I've lately been focusing on performance counter stuff on Sandy Bridge (Xeon and non-Xeon.) Part of this has been fixing some of the counters that were wrong. Part has been digesting the Intel tuning guides and the Intel micro-architecture for Sandy Bridge. It's a little different to the older school pipeline driven architecture that rules the MIPS world.
So, I fired up some of my scripts (at http://github.com/erikarn/hwpmc) on a live cache pushing a whole lot of live video netflix traffic. The scripts use the PMC framework in global counter mode rather than sampling mode, so it's cheap to do and doesn't affect performance.
What I found:
- The pipeline slots per cycle metric is around 16% - so there's a lot of stalling going on.
- There's a lot of memory traffic going on - around 50% of clock cycles are spent in LLC_MISS - ie, it wasn't in L1, L2 or L3/LLC (last-level cache) and thus has to be fetched from memory.
So, I started digging into why there were so many memory accesses. It turns out the biggest abuser was the cross-CPU IPI involved in synchronising page mapping tables - there are a few places calling pmap_invalidate_range() as part of sendfile() buffer completion and this was causing issues. I pointed this out, someone else has addressed it internally. (Ideally if the IO path uses unmapped buffers on amd64, there shouldn't be any need to map them in and out of KVA.) I think that saved about 4% of total clock cycles spent being stalled.
Then I found a lot of stalling going on in the mwait and ACPI sleep path. It turns out that these paths seem to involve doing ISA space IO port accesses. These are .. very slow. I've just flipped my testing over to use no mwait and use HLT.
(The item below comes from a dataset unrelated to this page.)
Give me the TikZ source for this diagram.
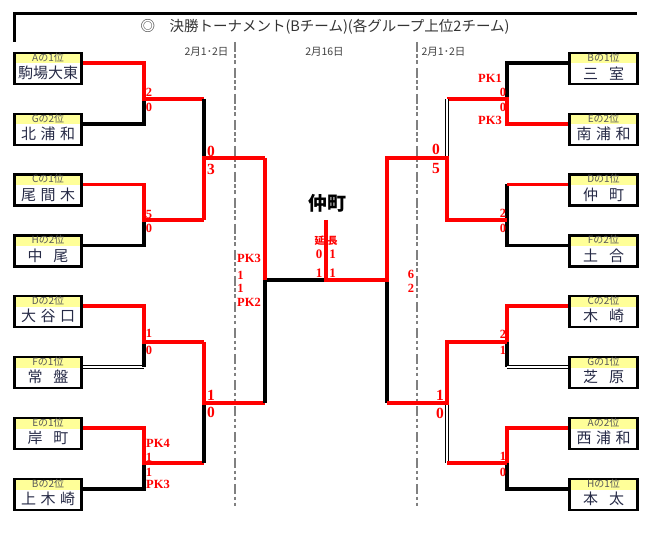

Next - flowtable had been turned on during experimentation and I had noticed that the flowtable expire/flush code would periodically spike up. It spiked up more when more clients and more TCP flows were connected. It showed up in both memory accesses and clock cycles busy PMCs - and the reason made me laugh out loud.
The flowtable uses a bitstring_t - effectively an array of bytes treated as a bitmap, like select() FD_SET's - and would walk this to look for flows to expire.
The expiry code would walk the list looking for flows to expire - it would loop over the entire set, calling ffs() over the whole set to look for the next new flow to check.
.. so looping over looping over the whole set. O(n^2). Right there, in the flow cleaning path. Doing byte offset fetches, rather than 32-bit fetches. Everything about it was ridiculous. As we scaled up to serve more flows the flowcleaner CPU cycle count was spiking really, really hard.
I pointed this out in an email to my coworkers and fell asleep. It was fixed when I awoke - a co-worker fixed it to be correctly O(n) whilst I was sleeping. It's now totally disappeared from the CPU cycle and stall analysis.
So, I've just been chipping away at things here and there. There are some larger scale issues that I really want to address but I'd like to make sure all the odd, silly and remaining low hanging fruit are addressed. Then comes the fun stuff.